When the Census Bureau sends out its annual American Community Survey next year to more than 3.5 million households, the only option for black people will be “black” or “African-American.”
Nicholas Jones, chief of the bureau’s racial statistics branch, told The Associated Press that after months of public feedback and research, the bureau finally concluded that few African-Americans still use the word “Negro” and many see the word as “offensive and outdated,” a remnant of segregation and the bitter divisiveness of Jim Crow.
“This is a reflection of changing times, changing vocabularies and changing understandings of what race means in this country,” Matthew Snipp, a sociology professor at Stanford University, who writes frequently on race and ethnicity, told AP. “For younger African-Americans, the term ‘Negro’ harkens back to the era when African-Americans were second-class citizens in this country.”
The words used to describe black people on the census trace the evolution of black self-identity. Beginning with “colored,” then in 1900 becoming “Negro,” which was used for most of the 1900s. Activists began to reject “Negro” in the 1960s, preferring “black” instead.

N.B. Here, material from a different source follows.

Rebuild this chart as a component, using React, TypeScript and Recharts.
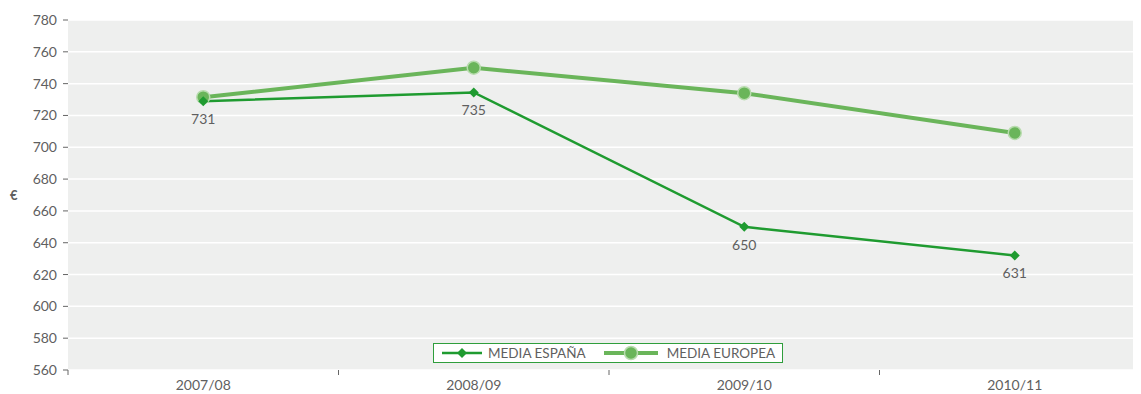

The evolution is reflected in the names of black organizations, from the National Association for the Advancement of Colored People to the United Negro College Fund to the Black Panthers.
The government considered dropping “Negro” for the 2010 census, but ultimately decided against it because a segment of mostly older blacks, particularly in the South, still identified with the term.
But after the forms were mailed and some black groups protested, Robert Groves, the Census Bureau’s director at the time, apologized and predicted the term would be dropped in future censuses.